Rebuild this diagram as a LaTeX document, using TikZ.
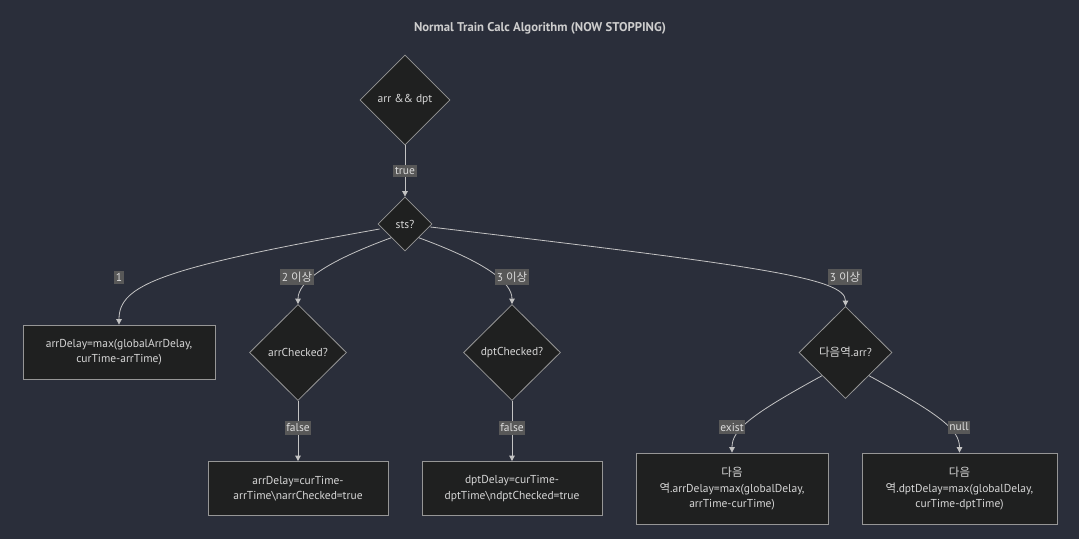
\documentclass[tikz,border=0pt]{standalone}
\usepackage{fontspec}
\setmainfont{PT Sans}
\newfontfamily\kr{Noto Sans CJK KR}
\usetikzlibrary{shapes.geometric,arrows.meta}
\definecolor{bg}{RGB}{42,46,58}
\definecolor{nodefill}{RGB}{31,32,32}
\definecolor{nodeborder}{RGB}{150,150,150}
\definecolor{nodetext}{RGB}{215,215,215}
\definecolor{edgecol}{RGB}{195,195,195}
\definecolor{lblbg}{RGB}{88,88,88}
\definecolor{lbltext}{RGB}{220,220,220}
\definecolor{titlecol}{RGB}{205,205,205}
\begin{document}
\begin{tikzpicture}[x=1pt,y=-1pt,
  txt/.style={font=\fontsize{11.5}{15.5}\selectfont},
  dec/.style={diamond, draw=nodeborder, fill=nodefill, inner sep=0pt, line width=0.8pt, text=nodetext, txt},
  proc/.style={rectangle, draw=nodeborder, fill=nodefill, inner sep=0pt, line width=0.8pt, text=nodetext, align=center, txt},
  edge/.style={draw=edgecol, line width=0.8pt, -{Triangle[length=5.5pt,width=5.5pt]}},
  lbl/.style={fill=lblbg, text=lbltext, inner xsep=1.6pt, inner ysep=2.4pt, txt}
]
\fill[bg] (0,0) rectangle (1079,539);
\useasboundingbox (0,0) rectangle (1079,539);

\node[text=titlecol, font=\fontsize{12.7}{15}\selectfont\bfseries] (title) at (540,28) {Normal Train Calc Algorithm (NOW STOPPING)};

\node[dec, minimum width=90pt, minimum height=90pt] (d1) at (405,100) {arr \&\& dpt};
\node[dec, minimum width=54pt, minimum height=54pt] (sts) at (405,224) {sts?};

\node[proc, minimum width=192pt, minimum height=54pt] (b1) at (119,352) {arrDelay=max(globalArrDelay,\\curTime-arrTime)};
\node[dec, minimum width=97pt, minimum height=96pt] (ac) at (298,352.5) {arrChecked?};
\node[dec, minimum width=97pt, minimum height=96pt] (dc) at (512,352.5) {dptChecked?};
\node[dec, minimum width=93pt, minimum height=92pt] (nx) at (845.5,352.5) {{\kr 다음역}.arr?};

\node[proc, minimum width=180pt, minimum height=54pt] (ba) at (298,488.5) {arrDelay=curTime-\\arrTime\textbackslash narrChecked=true};
\node[proc, minimum width=180pt, minimum height=54pt] (bd) at (512,488.5) {dptDelay=curTime-\\dptTime\textbackslash ndptChecked=true};
\node[proc, minimum width=192pt, minimum height=71pt] (bna) at (732,488.5) {{\kr 다음}\\{\kr 역}.arrDelay=max(globalDelay,\\arrTime-curTime)};
\node[proc, minimum width=195pt, minimum height=71pt] (bnd) at (959.5,488.5) {{\kr 다음}\\{\kr 역}.dptDelay=max(globalDelay,\\curTime-dptTime)};

% edges
\draw[edge] (d1.south) -- (sts.north);
\draw[edge] (sts.west) ++(2,5) .. controls (160,268) and (119,285) .. (b1.north);
\draw[edge] (sts.south west) .. controls (325,262) and (298,282) .. (ac.north);
\draw[edge] (sts.south east) .. controls (485,262) and (512,282) .. (dc.north);
\draw[edge] (sts.east) ++(-2,3) .. controls (760,266) and (845.5,278) .. (nx.north);
\draw[edge] (ac.south) -- (ba.north);
\draw[edge] (dc.south) -- (bd.north);
\draw[edge] (nx.south west) .. controls (750,415) and (732,430) .. (bna.north);
\draw[edge] (nx.south east) .. controls (941,415) and (959.5,430) .. (bnd.north);

% edge labels
\node[lbl] (l0) at (405,171) {true};
\node[lbl] (l1) at (119,277) {1};
\node[lbl] (l2) at (297,277) {2 {\kr 이상}};
\node[lbl] (l3) at (512,277) {3 {\kr 이상}};
\node[lbl] (l4) at (845,277) {3 {\kr 이상}};
\node[lbl] (l5) at (298,428) {false};
\node[lbl] (l6) at (512,428) {false};
\node[lbl] (l7) at (732,427) {exist};
\node[lbl] (l8) at (959,427) {null};
\end{tikzpicture}
\end{document}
- - - -
• _TASK REQUIREMENTS_:
Give the data again exactly as written, with all pictures left out.

• _COMPLETED TASK_:
Rebuild this diagram as a LaTeX document, using TikZ.
\documentclass[tikz,border=0pt]{standalone}
\usepackage{fontspec}
\setmainfont{PT Sans}
\newfontfamily\kr{Noto Sans CJK KR}
\usetikzlibrary{shapes.geometric,arrows.meta}
\definecolor{bg}{RGB}{42,46,58}
\definecolor{nodefill}{RGB}{31,32,32}
\definecolor{nodeborder}{RGB}{150,150,150}
\definecolor{nodetext}{RGB}{215,215,215}
\definecolor{edgecol}{RGB}{195,195,195}
\definecolor{lblbg}{RGB}{88,88,88}
\definecolor{lbltext}{RGB}{220,220,220}
\definecolor{titlecol}{RGB}{205,205,205}
\begin{document}
\begin{tikzpicture}[x=1pt,y=-1pt,
  txt/.style={font=\fontsize{11.5}{15.5}\selectfont},
  dec/.style={diamond, draw=nodeborder, fill=nodefill, inner sep=0pt, line width=0.8pt, text=nodetext, txt},
  proc/.style={rectangle, draw=nodeborder, fill=nodefill, inner sep=0pt, line width=0.8pt, text=nodetext, align=center, txt},
  edge/.style={draw=edgecol, line width=0.8pt, -{Triangle[length=5.5pt,width=5.5pt]}},
  lbl/.style={fill=lblbg, text=lbltext, inner xsep=1.6pt, inner ysep=2.4pt, txt}
]
\fill[bg] (0,0) rectangle (1079,539);
\useasboundingbox (0,0) rectangle (1079,539);

\node[text=titlecol, font=\fontsize{12.7}{15}\selectfont\bfseries] (title) at (540,28) {Normal Train Calc Algorithm (NOW STOPPING)};

\node[dec, minimum width=90pt, minimum height=90pt] (d1) at (405,100) {arr \&\& dpt};
\node[dec, minimum width=54pt, minimum height=54pt] (sts) at (405,224) {sts?};

\node[proc, minimum width=192pt, minimum height=54pt] (b1) at (119,352) {arrDelay=max(globalArrDelay,\\curTime-arrTime)};
\node[dec, minimum width=97pt, minimum height=96pt] (ac) at (298,352.5) {arrChecked?};
\node[dec, minimum width=97pt, minimum height=96pt] (dc) at (512,352.5) {dptChecked?};
\node[dec, minimum width=93pt, minimum height=92pt] (nx) at (845.5,352.5) {{\kr 다음역}.arr?};

\node[proc, minimum width=180pt, minimum height=54pt] (ba) at (298,488.5) {arrDelay=curTime-\\arrTime\textbackslash narrChecked=true};
\node[proc, minimum width=180pt, minimum height=54pt] (bd) at (512,488.5) {dptDelay=curTime-\\dptTime\textbackslash ndptChecked=true};
\node[proc, minimum width=192pt, minimum height=71pt] (bna) at (732,488.5) {{\kr 다음}\\{\kr 역}.arrDelay=max(globalDelay,\\arrTime-curTime)};
\node[proc, minimum width=195pt, minimum height=71pt] (bnd) at (959.5,488.5) {{\kr 다음}\\{\kr 역}.dptDelay=max(globalDelay,\\curTime-dptTime)};

% edges
\draw[edge] (d1.south) -- (sts.north);
\draw[edge] (sts.west) ++(2,5) .. controls (160,268) and (119,285) .. (b1.north);
\draw[edge] (sts.south west) .. controls (325,262) and (298,282) .. (ac.north);
\draw[edge] (sts.south east) .. controls (485,262) and (512,282) .. (dc.north);
\draw[edge] (sts.east) ++(-2,3) .. controls (760,266) and (845.5,278) .. (nx.north);
\draw[edge] (ac.south) -- (ba.north);
\draw[edge] (dc.south) -- (bd.north);
\draw[edge] (nx.south west) .. controls (750,415) and (732,430) .. (bna.north);
\draw[edge] (nx.south east) .. controls (941,415) and (959.5,430) .. (bnd.north);

% edge labels
\node[lbl] (l0) at (405,171) {true};
\node[lbl] (l1) at (119,277) {1};
\node[lbl] (l2) at (297,277) {2 {\kr 이상}};
\node[lbl] (l3) at (512,277) {3 {\kr 이상}};
\node[lbl] (l4) at (845,277) {3 {\kr 이상}};
\node[lbl] (l5) at (298,428) {false};
\node[lbl] (l6) at (512,428) {false};
\node[lbl] (l7) at (732,427) {exist};
\node[lbl] (l8) at (959,427) {null};
\end{tikzpicture}
\end{document}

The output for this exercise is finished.